Die politische Lage im Libanon ist seit Monaten blockiert, da sich die im Parlament vertretenen Parteien nicht auf einen gemeinsamen Kandidaten für das Präsidentenamt einigen können. Die anti-syrische Regierung hat zwar im Parlament die Mehrheit, diese reicht jedoch nicht für eine Wahl eines Staatsoberhauptes im ersten Wahlgang. Die dafür erforderliche Zwei-Drittel-Mehrheit wird außerdem traditionsgemäß als Quorum, also als Anwesenheitspflicht, interpretiert. Dadurch konnte die pro-syrische Opposition bisher einen Wahlgang durch einen Boykott der angesetzten Sitzungen verhindern. Verhandlungen hinter den Kulissen, um einen gemeinsamen Kandidaten zu finden, scheiterten bisher.
Religionsproporz
Das Staatsoberhaupt des Libanon hat aufgrund eines Religionsproporzes ein maronitischer Christ sein. Auch da die Christen unter sich zerstritten sind und teils pro-, teils anti-syrische Politik vertreten, konnte bisher kein Kompromisskandidat gefunden werden. Die ehemalige Ordnungsmacht Syrien zog zwar seine im Libanon stationierten Truppen im Jahr 2005 aus dem Land ab, wird aber von Kritikern weiterhin bezichtigt, hinter den Kulissen die Politik des Zedernstaates zu manipulieren. Sie wird der Verwicklung in politische Morde, darunter das Attentat auf Ex-Ministerpräsident Rafik Hariri, beschuldigt.

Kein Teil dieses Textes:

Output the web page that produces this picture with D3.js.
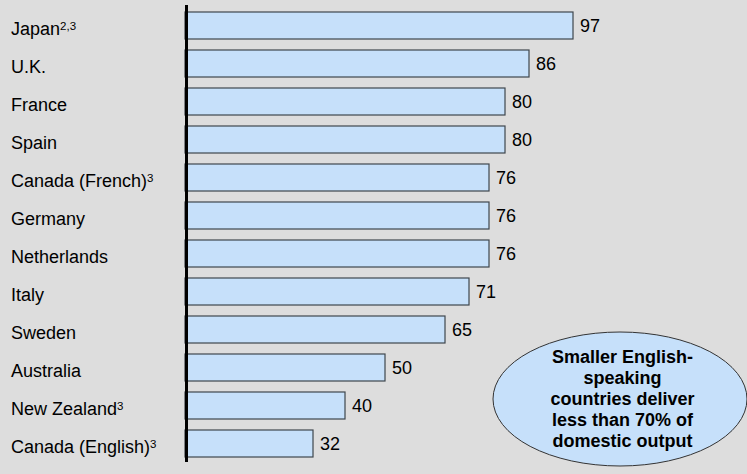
<!DOCTYPE html>
<html>
<head>
<meta charset="utf-8">
<script src="https://cdn.jsdelivr.net/npm/d3@7"></script>
<style>
  html, body { margin: 0; padding: 0; background: #dddddd; }
  svg { display: block; }
</style>
</head>
<body>
<svg id="chart" width="747" height="474"></svg>
<script>
// Countries, their footnote marks and the share of domestic output (%)
const countries = ["Japan", "U.K.", "France", "Spain", "Canada (French)", "Germany",
                   "Netherlands", "Italy", "Sweden", "Australia", "New Zealand", "Canada (English)"];
const footnotes = ["2,3", "", "", "", "3", "", "", "", "", "", "3", "3"];
const values = [97, 86, 80, 80, 76, 76, 76, 71, 65, 50, 40, 32];
const calloutLines = ["Smaller English-", "speaking", "countries deliver", "less than 70% of", "domestic output"];

const width = 747, height = 474;
const svg = d3.select("#chart");
const font = "Liberation Sans, Arial, sans-serif";

svg.append("rect").attr("width", width).attr("height", height).attr("fill", "#dddddd");

const x = d3.scaleLinear().domain([0, 100]).range([185, 585]);
const y = d3.scaleBand().domain(countries).range([4.4, 464.6])
  .paddingInner(11 / 38).paddingOuter(0.2);

// Bars
svg.selectAll("rect.bar").data(countries).join("rect")
  .attr("class", "bar")
  .attr("x", x(0))
  .attr("y", d => y(d))
  .attr("width", (d, i) => x(values[i]) - x(0))
  .attr("height", y.bandwidth())
  .attr("fill", "#c6e0fa")
  .attr("stroke", "#3f464d")
  .attr("stroke-width", 1.2);

// Value labels
svg.selectAll("text.val").data(countries).join("text")
  .attr("class", "val")
  .attr("x", (d, i) => x(values[i]) + 7)
  .attr("y", d => y(d) + y.bandwidth() / 2 + 6)
  .attr("font-family", font)
  .attr("font-size", 18)
  .attr("fill", "#000")
  .text((d, i) => values[i]);

// Category labels with superscript footnotes
const lab = svg.selectAll("text.cat").data(countries).join("text")
  .attr("class", "cat")
  .attr("x", 11)
  .attr("y", d => y(d) + y.bandwidth() / 2 + 9.3)
  .attr("font-family", font)
  .attr("font-size", 18)
  .attr("fill", "#000");
lab.append("tspan").text(d => d);
lab.append("tspan")
  .attr("font-size", 11.5)
  .attr("dy", -4.5)
  .text((d, i) => footnotes[i]);

// Category axis line
svg.append("line")
  .attr("x1", 186.5).attr("x2", 186.5)
  .attr("y1", 5).attr("y2", 462)
  .attr("stroke", "#000").attr("stroke-width", 3);

// Callout ellipse
const cx = 620, cy = 399;
svg.append("ellipse")
  .attr("cx", cx).attr("cy", cy).attr("rx", 127).attr("ry", 67)
  .attr("fill", "#c6e0fa").attr("stroke", "#333").attr("stroke-width", 1);

svg.append("text")
  .attr("font-family", font)
  .attr("font-size", 18)
  .attr("font-weight", "bold")
  .attr("fill", "#000")
  .attr("text-anchor", "middle")
  .selectAll("tspan").data(calloutLines).join("tspan")
  .attr("x", cx + 2.5)
  .attr("y", (d, i) => 363 + i * 21)
  .text(d => d);
</script>
</body>
</html>
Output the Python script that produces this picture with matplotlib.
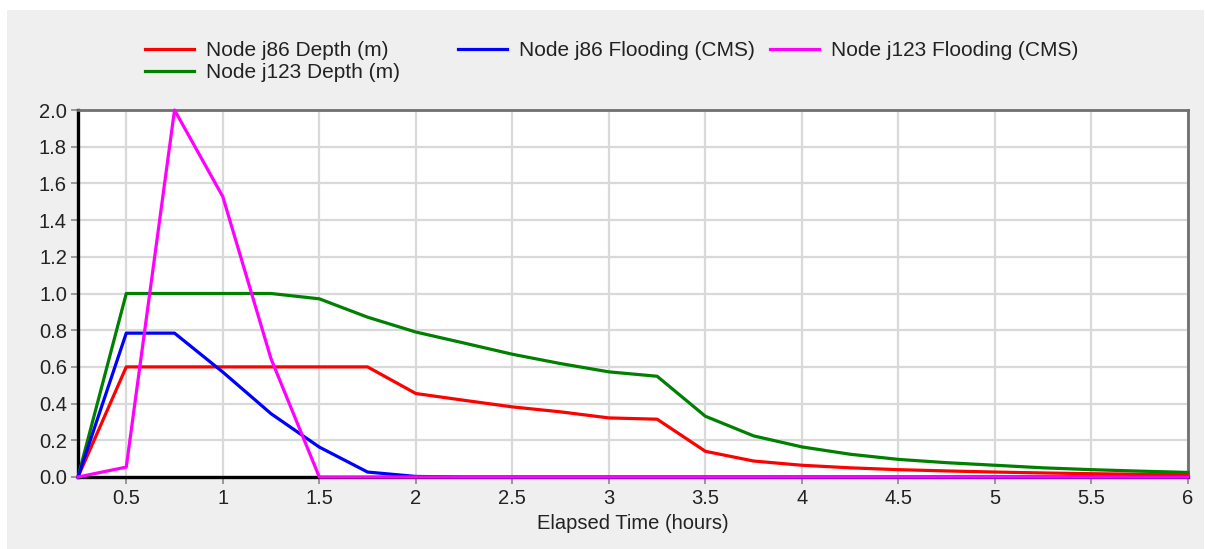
import matplotlib
matplotlib.use("Agg")
import matplotlib.pyplot as plt
from matplotlib.patches import Rectangle
from matplotlib.ticker import FormatStrFormatter

plt.rcParams['font.family'] = ['Liberation Sans', 'DejaVu Sans']

# elapsed time (hours), 15 minute reporting step
times = [0.25, 0.5, 0.75, 1.0, 1.25, 1.5, 1.75, 2.0, 2.25, 2.5, 2.75, 3.0,
         3.25, 3.5, 3.75, 4.0, 4.25, 4.5, 4.75, 5.0, 5.25, 5.5, 5.75, 6.0]

j86_depth = [0.0, 0.6, 0.6, 0.6, 0.6, 0.6, 0.6, 0.455, 0.418, 0.382, 0.355, 0.322,
             0.315, 0.14, 0.087, 0.064, 0.05, 0.04, 0.033, 0.027, 0.022, 0.018, 0.015, 0.012]
j123_depth = [0.0, 1.0, 1.0, 1.0, 1.0, 0.971, 0.871, 0.79, 0.73, 0.669, 0.618, 0.573,
              0.549, 0.331, 0.224, 0.164, 0.124, 0.096, 0.078, 0.064, 0.05, 0.04, 0.032, 0.025]
j86_flooding = [0.0, 0.784, 0.784, 0.572, 0.345, 0.163, 0.027, 0.003, 0.0, 0.0, 0.0, 0.0,
                0.0, 0.0, 0.0, 0.0, 0.0, 0.0, 0.0, 0.0, 0.0, 0.0, 0.0, 0.0]
j123_flooding = [0.0, 0.054, 2.0, 1.528, 0.644, 0.0, 0.0, 0.0, 0.0, 0.0, 0.0, 0.0,
                 0.0, 0.0, 0.0, 0.0, 0.0, 0.0, 0.0, 0.0, 0.0, 0.0, 0.0, 0.0]

series = [
    ("Node j86 Depth (m)", j86_depth, "#ff0000"),
    ("Node j123 Depth (m)", j123_depth, "#008000"),
    ("Node j86 Flooding (CMS)", j86_flooding, "#0000ff"),
    ("Node j123 Flooding (CMS)", j123_flooding, "#ff00ff"),
]

W, H = 1205, 549
fig = plt.figure(figsize=(W / 100, H / 100), dpi=100, facecolor="white")
fig.patches.append(Rectangle((7 / W, 0), (1204 - 7) / W, (H - 10) / H,
                             transform=fig.transFigure, facecolor="#efefef",
                             edgecolor="none", zorder=-10))

ax = fig.add_axes([78 / W, 1 - 477 / H, (1188 - 78) / W, (477 - 110) / H])
ax.set_facecolor("white")

lines = []
for label, vals, color in series:
    ln, = ax.plot(times, vals, color=color, lw=2.3, label=label,
                  clip_on=False, zorder=3)
    lines.append(ln)

ax.set_xlim(0.25, 6)
ax.set_ylim(0, 2.0)
ax.set_xticks([0.5, 1, 1.5, 2, 2.5, 3, 3.5, 4, 4.5, 5, 5.5, 6])
ax.set_xticklabels(["0.5", "1", "1.5", "2", "2.5", "3", "3.5", "4", "4.5", "5", "5.5", "6"])
ax.set_yticks([0.0, 0.2, 0.4, 0.6, 0.8, 1.0, 1.2, 1.4, 1.6, 1.8, 2.0])
ax.yaxis.set_major_formatter(FormatStrFormatter("%.1f"))
ax.tick_params(labelsize=14.5, labelcolor="#222222", color="#888888",
               length=5, width=1.2, pad=3)
ax.tick_params(axis="x", pad=4)
ax.grid(True, color="#d9d9d9", lw=1.6)
ax.set_axisbelow(True)

for side in ("left", "bottom"):
    ax.spines[side].set_color("black")
    ax.spines[side].set_linewidth(2.4)
for side in ("top", "right"):
    ax.spines[side].set_color("#707070")
    ax.spines[side].set_linewidth(2.0)

ax.set_xlabel("Elapsed Time (hours)", fontsize=14.5, color="#222222", labelpad=4)

# legend laid out in three fixed-width columns
columns = [(145, [lines[0], lines[1]]), (458, [lines[2]]), (770, [lines[3]])]
for x0, handles in columns:
    fig.legend(handles=handles, labels=[h.get_label() for h in handles],
               loc="upper left", bbox_to_anchor=(x0 / W, 1 - 41 / H),
               frameon=False, fontsize=15, handlelength=2.35,
               handletextpad=0.6, labelspacing=0.15, borderpad=0,
               borderaxespad=0, labelcolor="#222222")

fig.savefig("out.png", dpi=100, facecolor=fig.get_facecolor())
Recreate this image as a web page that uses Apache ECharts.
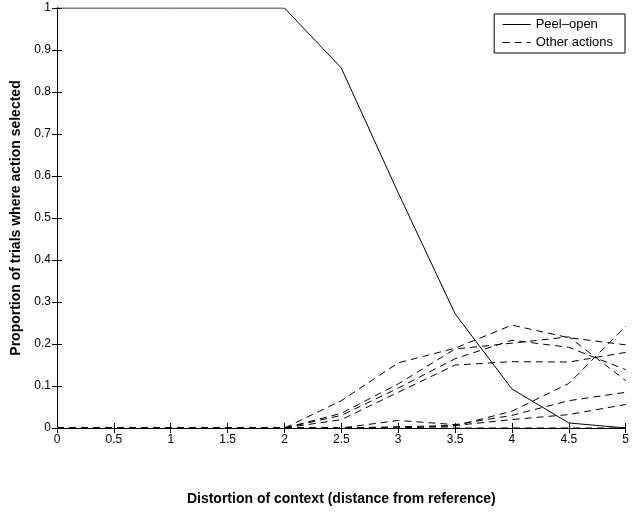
<!DOCTYPE html>
<html>
<head>
<meta charset="utf-8">
<script src="https://cdn.jsdelivr.net/npm/echarts@6/dist/echarts.min.js"></script>
<style>html,body{margin:0;padding:0;background:#fff;}#c{width:632px;height:514px;}</style>
</head>
<body>
<div id="c"></div>
<script>
var xs = [0, 0.5, 1, 1.5, 2, 2.5, 3, 3.5, 4, 4.5, 5];
var peelOpen = [1, 1, 1, 1, 1, 0.857, 0.56, 0.272, 0.093, 0.012, 0];
var otherA = [0, 0, 0, 0, 0, 0.065, 0.155, 0.19, 0.245, 0.215, 0.198];
var otherB = [0, 0, 0, 0, 0, 0.035, 0.105, 0.188, 0.202, 0.217, 0.113];
var otherC = [0, 0, 0, 0, 0, 0.03, 0.095, 0.165, 0.209, 0.192, 0.139];
var otherD = [0, 0, 0, 0, 0, 0.02, 0.085, 0.15, 0.158, 0.157, 0.18];
var otherE = [0, 0, 0, 0, 0, 0, 0, 0.005, 0.04, 0.106, 0.242];
var otherF = [0, 0, 0, 0, 0, 0, 0.018, 0.008, 0.03, 0.065, 0.085];
var otherG = [0, 0, 0, 0, 0, 0, 0.003, 0.006, 0.02, 0.032, 0.056];
var otherH = [0, 0, 0, 0, 0, 0, 0, 0, 0, 0, 0];
var others = [otherA, otherB, otherC, otherD, otherE, otherF, otherG, otherH];
var xTicks = { min: 0, max: 5, interval: 0.5 };
var yTicks = { min: 0, max: 1, interval: 0.1 };

function pairs(vals) { return xs.map(function (x, i) { return [x, vals[i]]; }); }

var font = 'Liberation Sans, Arial, Helvetica, sans-serif';
var series = [];
others.forEach(function (vals) {
  series.push({
    name: 'Other actions', type: 'line', data: pairs(vals), symbol: 'none', color: '#000',
    lineStyle: { color: '#000', width: 1, type: [7, 5] }, z: 2, animation: false
  });
});
series.push({
  name: 'Peel\u2013open', type: 'line', data: pairs(peelOpen), symbol: 'none', color: '#000',
  lineStyle: { color: '#000', width: 1, type: 'solid' }, z: 3, animation: false
});

var baseX = {
  type: 'value', min: xTicks.min, max: xTicks.max, interval: xTicks.interval,
  axisLine: { lineStyle: { color: '#000', width: 1 } },
  axisTick: { inside: true, length: 5, lineStyle: { color: '#000' } },
  splitLine: { show: false }
};
var baseY = {
  type: 'value', min: yTicks.min, max: yTicks.max, interval: yTicks.interval,
  axisLine: { show: true, lineStyle: { color: '#000', width: 1 } },
  axisTick: { show: true, inside: true, length: 5, lineStyle: { color: '#000' } },
  splitLine: { show: false }
};

var chart = echarts.init(document.getElementById('c'), null, { renderer: 'canvas' });
chart.setOption({
  backgroundColor: '#fff',
  animation: false,
  grid: { left: 57, right: 4, top: 8, bottom: 86 },
  legend: {
    data: ['Peel\u2013open', 'Other actions'],
    orient: 'vertical', right: 7, top: 14,
    itemWidth: 28, itemHeight: 9, itemGap: 5,
    padding: [4, 12, 4, 8],
    borderColor: '#000', borderWidth: 1, backgroundColor: '#fff',
    itemStyle: { opacity: 0 },
    lineStyle: { width: 1 },
    textStyle: { fontFamily: font, fontSize: 13, color: '#000' },
    selectedMode: false
  },
  xAxis: [
    Object.assign({}, baseX, {
      position: 'bottom',
      axisLabel: { color: '#000', fontFamily: font, fontSize: 12, margin: 6 },
      name: 'Distortion of context (distance from reference)',
      nameLocation: 'middle', nameGap: 64,
      nameTextStyle: { color: '#000', fontFamily: font, fontSize: 14, fontWeight: 'bold' }
    }),
    Object.assign({}, baseX, { position: 'top', axisLabel: { show: false } })
  ],
  yAxis: [
    Object.assign({}, baseY, {
      position: 'left',
      axisLabel: { color: '#000', fontFamily: font, fontSize: 12, margin: 6 },
      name: 'Proportion of trials where action selected',
      nameLocation: 'middle', nameGap: 34,
      nameTextStyle: { color: '#000', fontFamily: font, fontSize: 14, fontWeight: 'bold' }
    }),
    Object.assign({}, baseY, { position: 'right', axisLabel: { show: false } })
  ],
  series: series
});
</script>
</body>
</html>
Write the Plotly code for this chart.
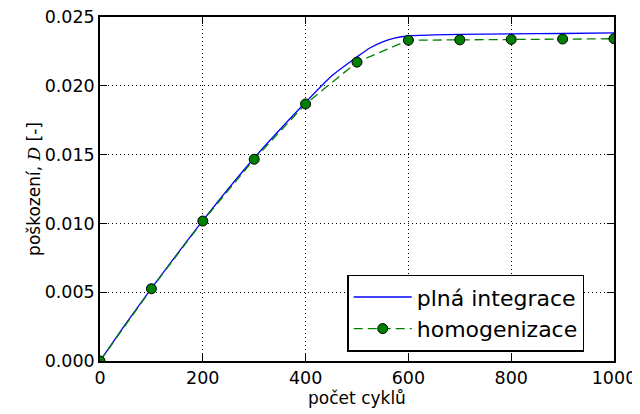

Wenige Stunden vor dem Ende der Amtszeit des pro-syrischen Präsidenten Emile Lahoud sind am Freitag Tausende Soldaten und Polizisten durch Beirut patrouilliert. Straßen, die zum Parlamentsgebäude in der Innenstadt führten, wurden mit Panzern gesichert und Regierungsgebäude stärker bewacht. Truppenverbände wurden zusammengezogen. Der Schutz anti-syrischer Politiker, die sich aus Angst vor Anschlägen in den vergangenen zwei Monaten in ein Fünf-Sterne-Hotel zurückzogen, wurde verstärkt. Aus Angst vor Unruhen zogen sich die Menschen unmittelbar nach der Ankündigung der erneuten - fünften - Verschiebung in ihre Häuser zurück.
Befürchungen
Beobachter befürchten, dass nun die inner-libanesische Gewalt wieder aufflammen könnte. Ein Machtvakuum könnte drohen oder, dass sich zwei rivalisierende Regierungen bilden werden - wie schon einmal in den letzten beiden Jahren des Bürgerkriegs von 1975 bis 1990. Beobachter schließen auch nicht aus, dass Lahoud die Armee gegen die pro-westliche Regierung von Ministerpräsident Fouad Siniora einsetzen könnte.
Laut Verfassung müsste eigentlich noch vor Mitternacht ein neuer Präsident gewählt sein. Wenn dies nicht erfolgt, übernimmt die Regierung seine Befugnisse. Lahoud hat aber schon angekündigt, sie nicht an Siniora abgeben zu wollen. Er bestreitet die Rechtmäßigkeit der Regierung, seit alle schiitischen Minister aus Sinioras Kabinett vor einem Jahr ausgetreten sind. Mögliche Szenarien wären, dass er seine Amtsgeschäfte an die Streitkräfteführung übergibt oder den Ausnahmezustand erklärt.